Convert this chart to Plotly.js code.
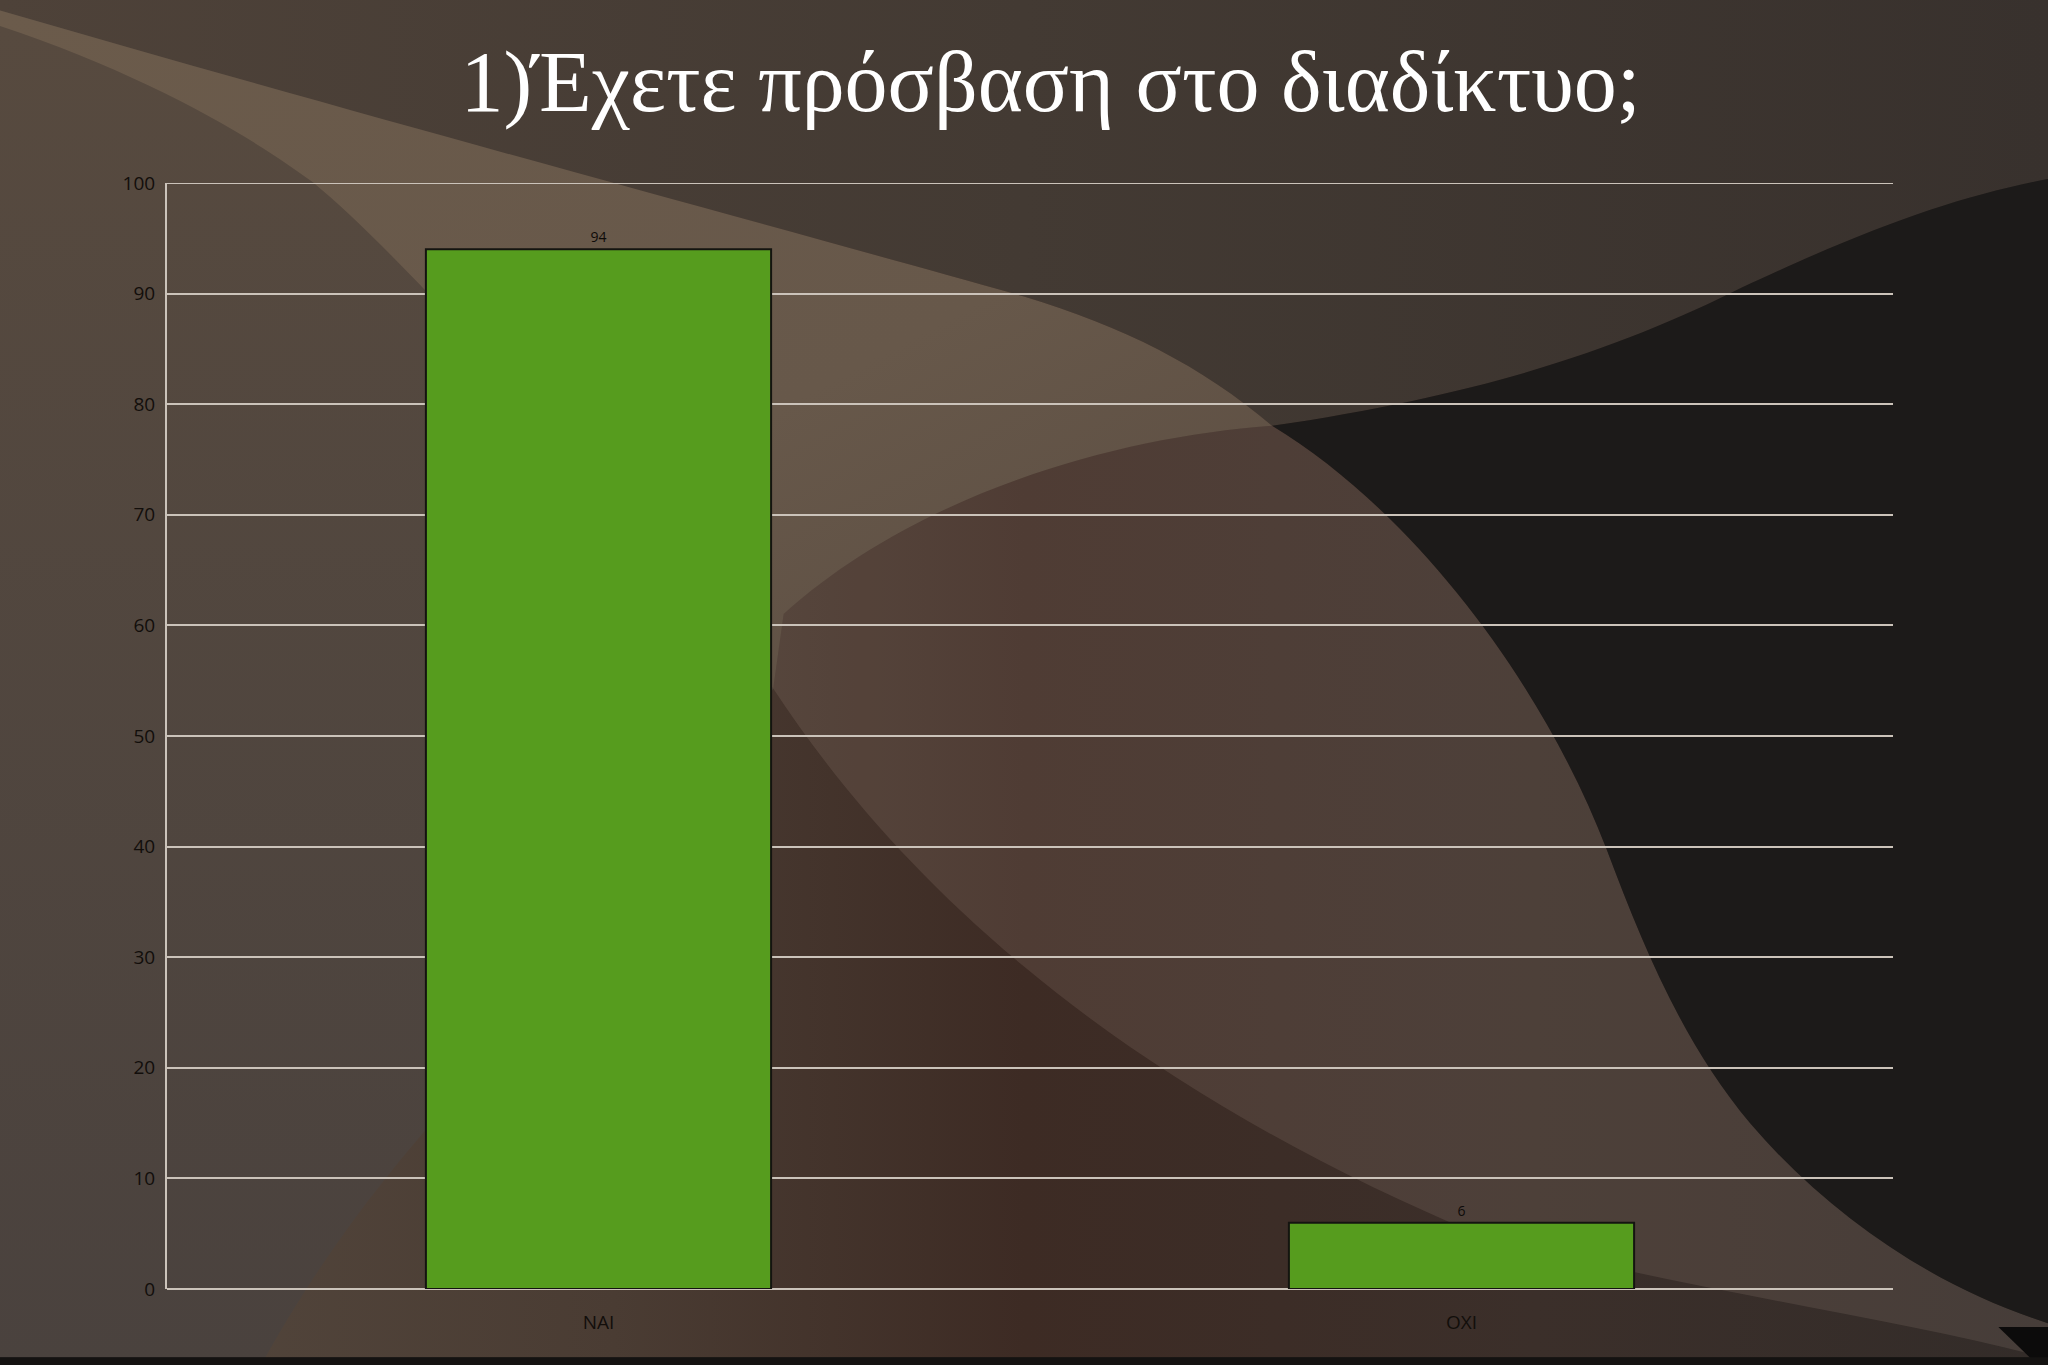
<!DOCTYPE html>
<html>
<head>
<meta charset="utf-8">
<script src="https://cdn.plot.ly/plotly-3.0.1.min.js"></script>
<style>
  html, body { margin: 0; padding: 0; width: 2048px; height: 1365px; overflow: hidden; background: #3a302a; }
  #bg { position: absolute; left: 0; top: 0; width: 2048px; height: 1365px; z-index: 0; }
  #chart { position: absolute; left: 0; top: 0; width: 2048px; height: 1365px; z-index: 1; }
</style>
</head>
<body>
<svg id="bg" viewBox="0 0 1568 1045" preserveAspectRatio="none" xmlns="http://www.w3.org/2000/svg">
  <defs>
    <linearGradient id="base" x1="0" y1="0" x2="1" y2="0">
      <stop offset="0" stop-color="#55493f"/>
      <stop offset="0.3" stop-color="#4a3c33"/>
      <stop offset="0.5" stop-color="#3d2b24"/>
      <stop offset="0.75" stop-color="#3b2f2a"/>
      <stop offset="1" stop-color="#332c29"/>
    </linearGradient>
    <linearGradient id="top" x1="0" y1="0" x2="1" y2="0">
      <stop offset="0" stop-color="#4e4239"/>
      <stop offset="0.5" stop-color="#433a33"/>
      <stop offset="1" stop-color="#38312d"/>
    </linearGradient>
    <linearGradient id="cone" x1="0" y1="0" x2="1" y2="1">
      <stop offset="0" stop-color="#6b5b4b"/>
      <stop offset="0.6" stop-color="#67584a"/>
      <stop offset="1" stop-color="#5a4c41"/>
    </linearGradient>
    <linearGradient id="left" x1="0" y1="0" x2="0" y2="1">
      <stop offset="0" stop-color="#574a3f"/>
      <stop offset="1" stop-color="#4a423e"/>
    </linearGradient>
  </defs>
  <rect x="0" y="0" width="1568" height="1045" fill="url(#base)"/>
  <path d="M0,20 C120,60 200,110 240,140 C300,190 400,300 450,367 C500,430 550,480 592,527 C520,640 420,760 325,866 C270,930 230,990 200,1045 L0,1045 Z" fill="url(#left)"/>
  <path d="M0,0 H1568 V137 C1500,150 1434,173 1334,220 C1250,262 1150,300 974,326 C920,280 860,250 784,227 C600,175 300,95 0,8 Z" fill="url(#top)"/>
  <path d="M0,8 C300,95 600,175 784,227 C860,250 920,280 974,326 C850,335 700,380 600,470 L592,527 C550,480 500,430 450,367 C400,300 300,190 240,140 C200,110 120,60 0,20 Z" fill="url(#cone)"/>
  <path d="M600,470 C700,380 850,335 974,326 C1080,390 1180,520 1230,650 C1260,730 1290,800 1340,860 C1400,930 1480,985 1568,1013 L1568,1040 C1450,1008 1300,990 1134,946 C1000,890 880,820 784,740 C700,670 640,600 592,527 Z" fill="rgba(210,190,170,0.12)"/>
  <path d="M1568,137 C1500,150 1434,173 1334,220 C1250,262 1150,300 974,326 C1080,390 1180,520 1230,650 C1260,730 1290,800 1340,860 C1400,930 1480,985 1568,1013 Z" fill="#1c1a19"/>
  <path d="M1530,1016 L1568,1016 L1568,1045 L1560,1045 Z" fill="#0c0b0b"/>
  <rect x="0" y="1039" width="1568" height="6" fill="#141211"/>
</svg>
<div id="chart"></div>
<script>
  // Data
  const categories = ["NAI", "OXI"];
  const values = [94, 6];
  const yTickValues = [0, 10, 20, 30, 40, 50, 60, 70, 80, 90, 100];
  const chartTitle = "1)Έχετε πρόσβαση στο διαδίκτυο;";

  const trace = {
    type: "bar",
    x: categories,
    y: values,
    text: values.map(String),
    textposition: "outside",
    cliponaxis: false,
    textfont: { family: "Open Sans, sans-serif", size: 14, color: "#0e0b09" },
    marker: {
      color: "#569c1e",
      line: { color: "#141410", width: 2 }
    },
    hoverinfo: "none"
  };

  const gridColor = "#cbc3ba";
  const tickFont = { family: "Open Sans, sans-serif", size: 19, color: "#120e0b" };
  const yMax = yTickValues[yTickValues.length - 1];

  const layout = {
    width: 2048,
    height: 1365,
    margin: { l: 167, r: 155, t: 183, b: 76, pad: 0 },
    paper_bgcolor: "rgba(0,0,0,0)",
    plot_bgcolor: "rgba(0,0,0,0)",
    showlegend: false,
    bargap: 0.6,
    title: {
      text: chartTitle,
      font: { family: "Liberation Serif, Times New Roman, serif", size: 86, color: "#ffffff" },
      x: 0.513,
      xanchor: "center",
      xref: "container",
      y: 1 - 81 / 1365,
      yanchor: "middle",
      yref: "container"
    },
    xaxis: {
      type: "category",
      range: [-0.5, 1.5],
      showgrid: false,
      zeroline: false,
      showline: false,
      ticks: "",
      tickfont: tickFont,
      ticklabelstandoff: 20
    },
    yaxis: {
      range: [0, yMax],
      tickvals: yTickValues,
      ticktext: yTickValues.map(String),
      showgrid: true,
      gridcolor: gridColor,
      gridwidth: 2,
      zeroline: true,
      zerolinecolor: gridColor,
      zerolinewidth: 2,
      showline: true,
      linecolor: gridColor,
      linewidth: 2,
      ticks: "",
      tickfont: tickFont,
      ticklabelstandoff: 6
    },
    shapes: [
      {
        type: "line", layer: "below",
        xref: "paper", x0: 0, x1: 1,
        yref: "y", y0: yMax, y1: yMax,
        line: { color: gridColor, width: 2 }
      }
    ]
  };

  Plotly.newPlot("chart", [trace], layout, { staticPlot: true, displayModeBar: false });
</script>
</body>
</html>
·····
▶ _INSTRUCTION_: Omit the pictures and give the material again, exactly and in full.

▶ _RESPONSE_:
Convert this chart to Plotly.js code.
<!DOCTYPE html>
<html>
<head>
<meta charset="utf-8">
<script src="https://cdn.plot.ly/plotly-3.0.1.min.js"></script>
<style>
  html, body { margin: 0; padding: 0; width: 2048px; height: 1365px; overflow: hidden; background: #3a302a; }
  #bg { position: absolute; left: 0; top: 0; width: 2048px; height: 1365px; z-index: 0; }
  #chart { position: absolute; left: 0; top: 0; width: 2048px; height: 1365px; z-index: 1; }
</style>
</head>
<body>
<svg id="bg" viewBox="0 0 1568 1045" preserveAspectRatio="none" xmlns="http://www.w3.org/2000/svg">
  <defs>
    <linearGradient id="base" x1="0" y1="0" x2="1" y2="0">
      <stop offset="0" stop-color="#55493f"/>
      <stop offset="0.3" stop-color="#4a3c33"/>
      <stop offset="0.5" stop-color="#3d2b24"/>
      <stop offset="0.75" stop-color="#3b2f2a"/>
      <stop offset="1" stop-color="#332c29"/>
    </linearGradient>
    <linearGradient id="top" x1="0" y1="0" x2="1" y2="0">
      <stop offset="0" stop-color="#4e4239"/>
      <stop offset="0.5" stop-color="#433a33"/>
      <stop offset="1" stop-color="#38312d"/>
    </linearGradient>
    <linearGradient id="cone" x1="0" y1="0" x2="1" y2="1">
      <stop offset="0" stop-color="#6b5b4b"/>
      <stop offset="0.6" stop-color="#67584a"/>
      <stop offset="1" stop-color="#5a4c41"/>
    </linearGradient>
    <linearGradient id="left" x1="0" y1="0" x2="0" y2="1">
      <stop offset="0" stop-color="#574a3f"/>
      <stop offset="1" stop-color="#4a423e"/>
    </linearGradient>
  </defs>
  <rect x="0" y="0" width="1568" height="1045" fill="url(#base)"/>
  <path d="M0,20 C120,60 200,110 240,140 C300,190 400,300 450,367 C500,430 550,480 592,527 C520,640 420,760 325,866 C270,930 230,990 200,1045 L0,1045 Z" fill="url(#left)"/>
  <path d="M0,0 H1568 V137 C1500,150 1434,173 1334,220 C1250,262 1150,300 974,326 C920,280 860,250 784,227 C600,175 300,95 0,8 Z" fill="url(#top)"/>
  <path d="M0,8 C300,95 600,175 784,227 C860,250 920,280 974,326 C850,335 700,380 600,470 L592,527 C550,480 500,430 450,367 C400,300 300,190 240,140 C200,110 120,60 0,20 Z" fill="url(#cone)"/>
  <path d="M600,470 C700,380 850,335 974,326 C1080,390 1180,520 1230,650 C1260,730 1290,800 1340,860 C1400,930 1480,985 1568,1013 L1568,1040 C1450,1008 1300,990 1134,946 C1000,890 880,820 784,740 C700,670 640,600 592,527 Z" fill="rgba(210,190,170,0.12)"/>
  <path d="M1568,137 C1500,150 1434,173 1334,220 C1250,262 1150,300 974,326 C1080,390 1180,520 1230,650 C1260,730 1290,800 1340,860 C1400,930 1480,985 1568,1013 Z" fill="#1c1a19"/>
  <path d="M1530,1016 L1568,1016 L1568,1045 L1560,1045 Z" fill="#0c0b0b"/>
  <rect x="0" y="1039" width="1568" height="6" fill="#141211"/>
</svg>
<div id="chart"></div>
<script>
  // Data
  const categories = ["NAI", "OXI"];
  const values = [94, 6];
  const yTickValues = [0, 10, 20, 30, 40, 50, 60, 70, 80, 90, 100];
  const chartTitle = "1)Έχετε πρόσβαση στο διαδίκτυο;";

  const trace = {
    type: "bar",
    x: categories,
    y: values,
    text: values.map(String),
    textposition: "outside",
    cliponaxis: false,
    textfont: { family: "Open Sans, sans-serif", size: 14, color: "#0e0b09" },
    marker: {
      color: "#569c1e",
      line: { color: "#141410", width: 2 }
    },
    hoverinfo: "none"
  };

  const gridColor = "#cbc3ba";
  const tickFont = { family: "Open Sans, sans-serif", size: 19, color: "#120e0b" };
  const yMax = yTickValues[yTickValues.length - 1];

  const layout = {
    width: 2048,
    height: 1365,
    margin: { l: 167, r: 155, t: 183, b: 76, pad: 0 },
    paper_bgcolor: "rgba(0,0,0,0)",
    plot_bgcolor: "rgba(0,0,0,0)",
    showlegend: false,
    bargap: 0.6,
    title: {
      text: chartTitle,
      font: { family: "Liberation Serif, Times New Roman, serif", size: 86, color: "#ffffff" },
      x: 0.513,
      xanchor: "center",
      xref: "container",
      y: 1 - 81 / 1365,
      yanchor: "middle",
      yref: "container"
    },
    xaxis: {
      type: "category",
      range: [-0.5, 1.5],
      showgrid: false,
      zeroline: false,
      showline: false,
      ticks: "",
      tickfont: tickFont,
      ticklabelstandoff: 20
    },
    yaxis: {
      range: [0, yMax],
      tickvals: yTickValues,
      ticktext: yTickValues.map(String),
      showgrid: true,
      gridcolor: gridColor,
      gridwidth: 2,
      zeroline: true,
      zerolinecolor: gridColor,
      zerolinewidth: 2,
      showline: true,
      linecolor: gridColor,
      linewidth: 2,
      ticks: "",
      tickfont: tickFont,
      ticklabelstandoff: 6
    },
    shapes: [
      {
        type: "line", layer: "below",
        xref: "paper", x0: 0, x1: 1,
        yref: "y", y0: yMax, y1: yMax,
        line: { color: gridColor, width: 2 }
      }
    ]
  };

  Plotly.newPlot("chart", [trace], layout, { staticPlot: true, displayModeBar: false });
</script>
</body>
</html>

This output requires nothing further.